Material provided:

Begin

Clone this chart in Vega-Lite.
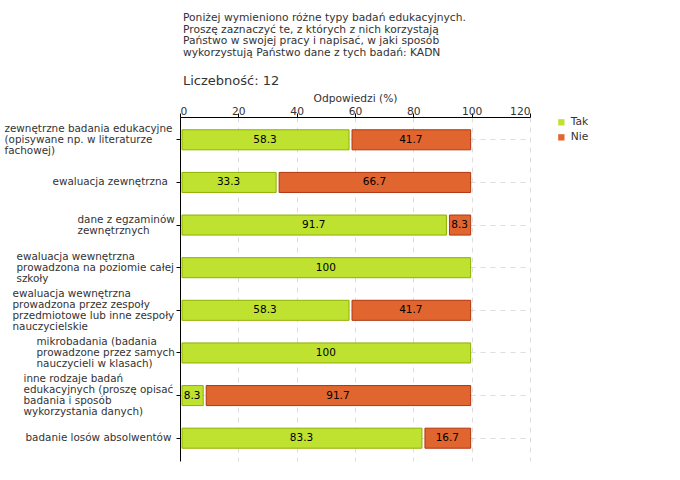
{
  "$schema": "https://vega.github.io/schema/vega-lite/v6.json",
  "autosize": {"type": "none"},
  "padding": {"left": 180, "top": 117, "right": 150, "bottom": 19},
  "width": 350,
  "height": 344,
  "background": "white",
  "title": {
    "text": ["Poniżej wymieniono różne typy badań edukacyjnych.", "Proszę zaznaczyć te, z których z nich korzystają", "Państwo w swojej pracy i napisać, w jaki sposób", "wykorzystują Państwo dane z tych badań:  KADN"],
    "subtitle": "Liczebność: 12",
    "anchor": "start",
    "frame": "group",
    "dx": 3,
    "font": "DejaVu Sans",
    "fontSize": 10.7,
    "fontWeight": "normal",
    "color": "#333",
    "lineHeight": 11.8,
    "subtitleFont": "DejaVu Sans",
    "subtitleFontSize": 13,
    "subtitleColor": "#333",
    "subtitlePadding": 16,
    "offset": 3
  },
  "data": {
    "values": [
      {"cat": "zewnętrzne badania edukacyjne|(opisywane np. w literaturze|fachowej)", "s": "Tak", "v": 58.3},
      {"cat": "zewnętrzne badania edukacyjne|(opisywane np. w literaturze|fachowej)", "s": "Nie", "v": 41.7},
      {"cat": "ewaluacja zewnętrzna", "s": "Tak", "v": 33.3},
      {"cat": "ewaluacja zewnętrzna", "s": "Nie", "v": 66.7},
      {"cat": "dane z egzaminów|zewnętrznych", "s": "Tak", "v": 91.7},
      {"cat": "dane z egzaminów|zewnętrznych", "s": "Nie", "v": 8.3},
      {"cat": "ewaluacja wewnętrzna|prowadzona na poziomie całej|szkoły", "s": "Tak", "v": 100},
      {"cat": "ewaluacja wewnętrzna|prowadzona przez zespoły|przedmiotowe lub inne zespoły|nauczycielskie", "s": "Tak", "v": 58.3},
      {"cat": "ewaluacja wewnętrzna|prowadzona przez zespoły|przedmiotowe lub inne zespoły|nauczycielskie", "s": "Nie", "v": 41.7},
      {"cat": "mikrobadania (badania|prowadzone przez samych|nauczycieli w klasach)", "s": "Tak", "v": 100},
      {"cat": "inne rodzaje badań|edukacyjnych (proszę opisać|badania i sposób|wykorzystania danych)", "s": "Tak", "v": 8.3},
      {"cat": "inne rodzaje badań|edukacyjnych (proszę opisać|badania i sposób|wykorzystania danych)", "s": "Nie", "v": 91.7},
      {"cat": "badanie losów absolwentów", "s": "Tak", "v": 83.3},
      {"cat": "badanie losów absolwentów", "s": "Nie", "v": 16.7}
    ]
  },
  "transform": [
    {"stack": "v", "groupby": ["cat"], "sort": [{"field": "s", "order": "descending"}], "as": ["x0", "x1"]},
    {"calculate": "(datum.x0 + datum.x1) / 2", "as": "mid"}
  ],
  "encoding": {
    "y": {
      "field": "cat",
      "type": "nominal",
      "sort": null,
      "title": null,
      "scale": {"paddingInner": 0.53, "paddingOuter": 0.3},
      "axis": {
        "labelExpr": "split(datum.label, '|')",
        "labelFont": "DejaVu Sans",
        "labelFontSize": 10.4,
        "labelColor": "#333",
        "labelLineHeight": 11,
        "labelLimit": 0,
        "labelAlign": "left",
        "labelPadding": {
          "condition": [
            {"test": "indexof(datum.value, 'zewnętrzne badania') == 0", "value": 172},
            {"test": "indexof(datum.value, 'ewaluacja zewnętrzna') == 0", "value": 124},
            {"test": "indexof(datum.value, 'dane z') == 0", "value": 99},
            {"test": "indexof(datum.value, 'prowadzona na') > 0", "value": 160},
            {"test": "indexof(datum.value, 'prowadzona przez') > 0", "value": 164},
            {"test": "indexof(datum.value, 'mikrobadania') == 0", "value": 140},
            {"test": "indexof(datum.value, 'inne rodzaje') == 0", "value": 153}
          ],
          "value": 151
        },
        "labelOffset": {
          "condition": [
            {"test": "length(split(datum.value, '|')) == 2", "value": -5.5},
            {"test": "length(split(datum.value, '|')) == 3", "value": -11},
            {"test": "length(split(datum.value, '|')) == 4", "value": -16.5}
          ],
          "value": 0
        },
        "tickColor": "black",
        "tickSize": 4,
        "domainColor": "black",
        "grid": true,
        "gridDash": [5, 5],
        "gridColor": "#ddd",
        "bandPosition": 0.5
      }
    }
  },
  "layer": [
    {
      "mark": {"type": "bar", "xOffset": 2, "x2Offset": -1, "strokeWidth": 1},
      "encoding": {
        "x": {
          "field": "x0",
          "type": "quantitative",
          "scale": {"domain": [0, 120], "nice": false},
          "title": "Odpowiedzi (%)",
          "axis": {
            "orient": "top",
            "values": [0, 10, 20, 30, 40, 50, 60, 70, 80, 90, 100, 110, 120],
            "labelExpr": "datum.value % 20 == 0 ? datum.label : ''",
            "labelFont": "DejaVu Sans",
            "labelFontSize": 10.7,
            "labelColor": "#333",
            "labelPadding": -3,
            "titleFont": "DejaVu Sans",
            "titleFontSize": 10.7,
            "titleFontWeight": "normal",
            "titleColor": "#333",
            "titlePadding": 2,
            "domainColor": "black",
            "tickColor": {"condition": {"test": "datum.value % 20 != 0", "value": "#e00000"}, "value": "black"},
            "tickSize": 4,
            "grid": true,
            "gridDash": [5, 5],
            "gridColor": "#ddd",
            "gridOpacity": {"condition": {"test": "datum.value % 20 != 0 || datum.value == 0", "value": 0}, "value": 1}
          }
        },
        "x2": {"field": "x1"},
        "fill": {
          "field": "s",
          "type": "nominal",
          "sort": ["Tak", "Nie"],
          "scale": {"domain": ["Tak", "Nie"], "range": ["#bee22f", "#e0652f"]},
          "legend": {
            "title": null,
            "orient": "right",
            "offset": 26,
            "symbolType": "square",
            "symbolSize": 40,
            "symbolStrokeWidth": 0,
            "labelFont": "DejaVu Sans",
            "labelFontSize": 10.7,
            "labelColor": "#333",
            "rowPadding": 3,
            "labelOffset": 4
          }
        },
        "stroke": {
          "field": "s",
          "type": "nominal",
          "scale": {"domain": ["Tak", "Nie"], "range": ["#8fb000", "#b0350f"]},
          "legend": null
        }
      }
    },
    {
      "mark": {"type": "text", "font": "DejaVu Sans", "fontSize": 10.5, "color": "black", "baseline": "middle", "align": "center"},
      "encoding": {
        "x": {"field": "mid", "type": "quantitative"},
        "text": {"field": "v", "type": "quantitative"}
      }
    }
  ],
  "config": {
    "view": {"stroke": null}
  }
}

End

Exercise instructions: Write the lines above out again exactly, without any of their pictures.

Correct response:
Clone this chart in Vega-Lite.
{
  "$schema": "https://vega.github.io/schema/vega-lite/v6.json",
  "autosize": {"type": "none"},
  "padding": {"left": 180, "top": 117, "right": 150, "bottom": 19},
  "width": 350,
  "height": 344,
  "background": "white",
  "title": {
    "text": ["Poniżej wymieniono różne typy badań edukacyjnych.", "Proszę zaznaczyć te, z których z nich korzystają", "Państwo w swojej pracy i napisać, w jaki sposób", "wykorzystują Państwo dane z tych badań:  KADN"],
    "subtitle": "Liczebność: 12",
    "anchor": "start",
    "frame": "group",
    "dx": 3,
    "font": "DejaVu Sans",
    "fontSize": 10.7,
    "fontWeight": "normal",
    "color": "#333",
    "lineHeight": 11.8,
    "subtitleFont": "DejaVu Sans",
    "subtitleFontSize": 13,
    "subtitleColor": "#333",
    "subtitlePadding": 16,
    "offset": 3
  },
  "data": {
    "values": [
      {"cat": "zewnętrzne badania edukacyjne|(opisywane np. w literaturze|fachowej)", "s": "Tak", "v": 58.3},
      {"cat": "zewnętrzne badania edukacyjne|(opisywane np. w literaturze|fachowej)", "s": "Nie", "v": 41.7},
      {"cat": "ewaluacja zewnętrzna", "s": "Tak", "v": 33.3},
      {"cat": "ewaluacja zewnętrzna", "s": "Nie", "v": 66.7},
      {"cat": "dane z egzaminów|zewnętrznych", "s": "Tak", "v": 91.7},
      {"cat": "dane z egzaminów|zewnętrznych", "s": "Nie", "v": 8.3},
      {"cat": "ewaluacja wewnętrzna|prowadzona na poziomie całej|szkoły", "s": "Tak", "v": 100},
      {"cat": "ewaluacja wewnętrzna|prowadzona przez zespoły|przedmiotowe lub inne zespoły|nauczycielskie", "s": "Tak", "v": 58.3},
      {"cat": "ewaluacja wewnętrzna|prowadzona przez zespoły|przedmiotowe lub inne zespoły|nauczycielskie", "s": "Nie", "v": 41.7},
      {"cat": "mikrobadania (badania|prowadzone przez samych|nauczycieli w klasach)", "s": "Tak", "v": 100},
      {"cat": "inne rodzaje badań|edukacyjnych (proszę opisać|badania i sposób|wykorzystania danych)", "s": "Tak", "v": 8.3},
      {"cat": "inne rodzaje badań|edukacyjnych (proszę opisać|badania i sposób|wykorzystania danych)", "s": "Nie", "v": 91.7},
      {"cat": "badanie losów absolwentów", "s": "Tak", "v": 83.3},
      {"cat": "badanie losów absolwentów", "s": "Nie", "v": 16.7}
    ]
  },
  "transform": [
    {"stack": "v", "groupby": ["cat"], "sort": [{"field": "s", "order": "descending"}], "as": ["x0", "x1"]},
    {"calculate": "(datum.x0 + datum.x1) / 2", "as": "mid"}
  ],
  "encoding": {
    "y": {
      "field": "cat",
      "type": "nominal",
      "sort": null,
      "title": null,
      "scale": {"paddingInner": 0.53, "paddingOuter": 0.3},
      "axis": {
        "labelExpr": "split(datum.label, '|')",
        "labelFont": "DejaVu Sans",
        "labelFontSize": 10.4,
        "labelColor": "#333",
        "labelLineHeight": 11,
        "labelLimit": 0,
        "labelAlign": "left",
        "labelPadding": {
          "condition": [
            {"test": "indexof(datum.value, 'zewnętrzne badania') == 0", "value": 172},
            {"test": "indexof(datum.value, 'ewaluacja zewnętrzna') == 0", "value": 124},
            {"test": "indexof(datum.value, 'dane z') == 0", "value": 99},
            {"test": "indexof(datum.value, 'prowadzona na') > 0", "value": 160},
            {"test": "indexof(datum.value, 'prowadzona przez') > 0", "value": 164},
            {"test": "indexof(datum.value, 'mikrobadania') == 0", "value": 140},
            {"test": "indexof(datum.value, 'inne rodzaje') == 0", "value": 153}
          ],
          "value": 151
        },
        "labelOffset": {
          "condition": [
            {"test": "length(split(datum.value, '|')) == 2", "value": -5.5},
            {"test": "length(split(datum.value, '|')) == 3", "value": -11},
            {"test": "length(split(datum.value, '|')) == 4", "value": -16.5}
          ],
          "value": 0
        },
        "tickColor": "black",
        "tickSize": 4,
        "domainColor": "black",
        "grid": true,
        "gridDash": [5, 5],
        "gridColor": "#ddd",
        "bandPosition": 0.5
      }
    }
  },
  "layer": [
    {
      "mark": {"type": "bar", "xOffset": 2, "x2Offset": -1, "strokeWidth": 1},
      "encoding": {
        "x": {
          "field": "x0",
          "type": "quantitative",
          "scale": {"domain": [0, 120], "nice": false},
          "title": "Odpowiedzi (%)",
          "axis": {
            "orient": "top",
            "values": [0, 10, 20, 30, 40, 50, 60, 70, 80, 90, 100, 110, 120],
            "labelExpr": "datum.value % 20 == 0 ? datum.label : ''",
            "labelFont": "DejaVu Sans",
            "labelFontSize": 10.7,
            "labelColor": "#333",
            "labelPadding": -3,
            "titleFont": "DejaVu Sans",
            "titleFontSize": 10.7,
            "titleFontWeight": "normal",
            "titleColor": "#333",
            "titlePadding": 2,
            "domainColor": "black",
            "tickColor": {"condition": {"test": "datum.value % 20 != 0", "value": "#e00000"}, "value": "black"},
            "tickSize": 4,
            "grid": true,
            "gridDash": [5, 5],
            "gridColor": "#ddd",
            "gridOpacity": {"condition": {"test": "datum.value % 20 != 0 || datum.value == 0", "value": 0}, "value": 1}
          }
        },
        "x2": {"field": "x1"},
        "fill": {
          "field": "s",
          "type": "nominal",
          "sort": ["Tak", "Nie"],
          "scale": {"domain": ["Tak", "Nie"], "range": ["#bee22f", "#e0652f"]},
          "legend": {
            "title": null,
            "orient": "right",
            "offset": 26,
            "symbolType": "square",
            "symbolSize": 40,
            "symbolStrokeWidth": 0,
            "labelFont": "DejaVu Sans",
            "labelFontSize": 10.7,
            "labelColor": "#333",
            "rowPadding": 3,
            "labelOffset": 4
          }
        },
        "stroke": {
          "field": "s",
          "type": "nominal",
          "scale": {"domain": ["Tak", "Nie"], "range": ["#8fb000", "#b0350f"]},
          "legend": null
        }
      }
    },
    {
      "mark": {"type": "text", "font": "DejaVu Sans", "fontSize": 10.5, "color": "black", "baseline": "middle", "align": "center"},
      "encoding": {
        "x": {"field": "mid", "type": "quantitative"},
        "text": {"field": "v", "type": "quantitative"}
      }
    }
  ],
  "config": {
    "view": {"stroke": null}
  }
}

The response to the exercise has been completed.